Now Mary stood outside the tomb crying. As she wept, she bent over to look into the tomb and saw two angels in white, seated where Jesus’ body had been, one at the head and the other at the foot. They asked her, “Woman, why are you crying?” “They have taken my Lord away,” she said, “and I don’t know where they have put him.” At this, she turned around and saw Jesus standing there, but she did not realize that it was Jesus. He asked her, “Woman, why are you crying? Who is it you are looking for?” Thinking he was the gardener, she said, “Sir, if you have carried him away, tell me where you have put him, and I will get him.” Jesus said to her, “Mary.” She turned toward him and cried out in Aramaic, “Rabboni!” (which means “Teacher”). (John 20:1-16 NIV)

Miracle of all miracles.  Mary’s son beat death.  No one would have imagined it as they watched him die an agonizing death on the cross two days earlier.  The tomb was empty.  Lives forever changed.  He conquered death for us.

Many people believe that miracles only happened in the bible.  You only read about that stuff. Not today. Not now.
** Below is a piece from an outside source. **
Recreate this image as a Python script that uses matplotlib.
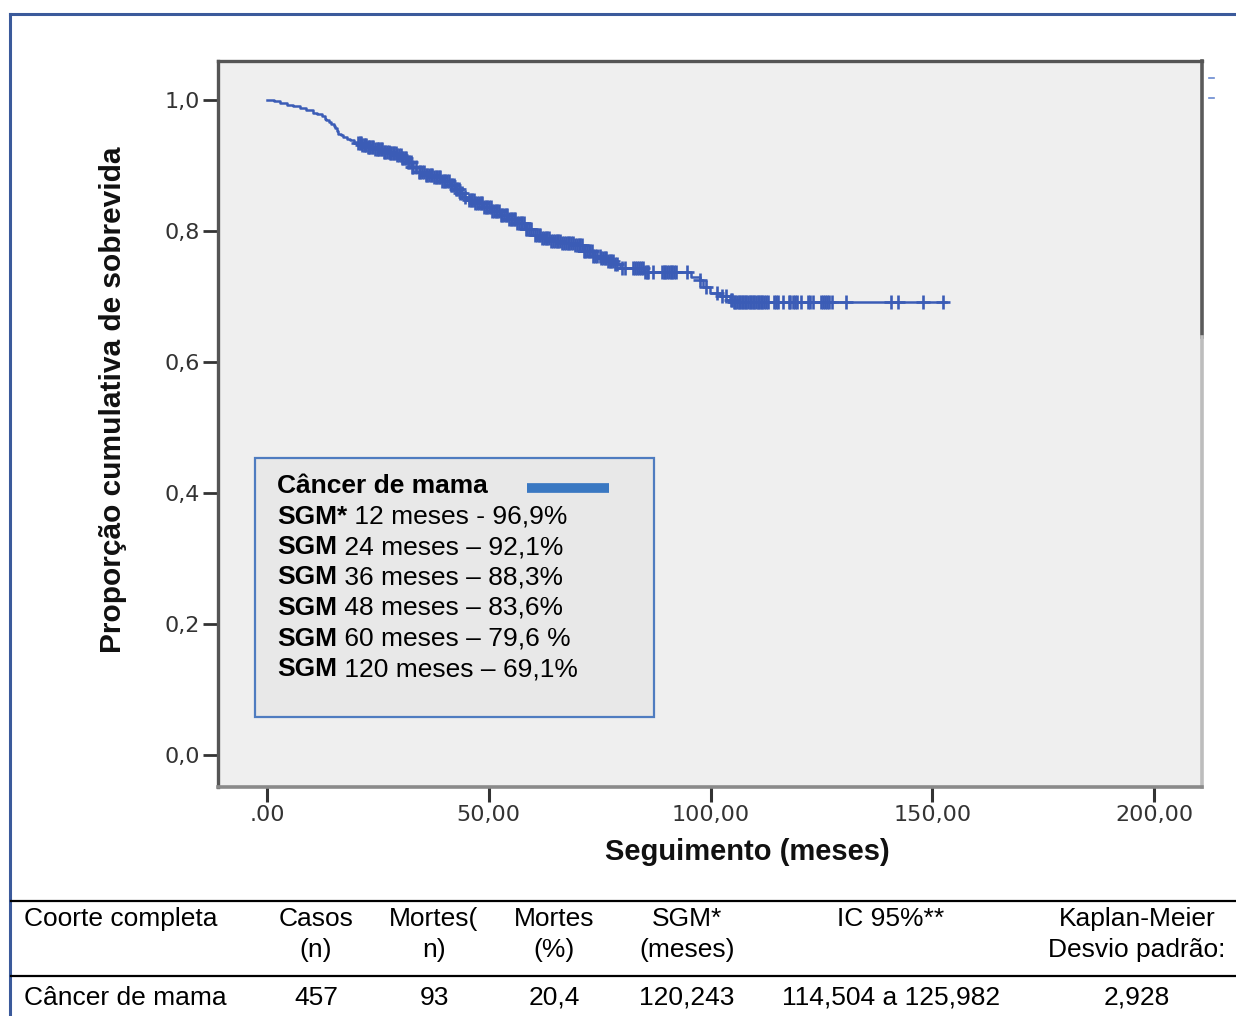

What miracles are happening around us each day that we don’t recognize because they are not grand and glorious like raising someone from the dead?  Are we blind to them?  Our minds and eyes perceive them as small, yet they are not.  No miracle is small.  When God does the miraculous, it’s huge.

Springtime blooming after a long, cold winter.  New life budding on the tree limbs more and more each day.  Opening up and ready to grow and flourish. A little girl coming home to her daddy. Turning from struggles and asking for help.  Wanting to change, grow and flourish… much like that spring bloom.

Miracles. I can see God’s handprint and I’m in awe. Overwhelmed. Waiting in great anticipation for what is next.

On this Resurrection Sunday my hands are open wide and my heart is yearning for more of God’s miracles.  Miracles in the ordinary things of our lives.  Turning the secular into the sacred.  Opening my heart and mind to see more of what is going on around me.  Searching for miracles. Expecting miracles.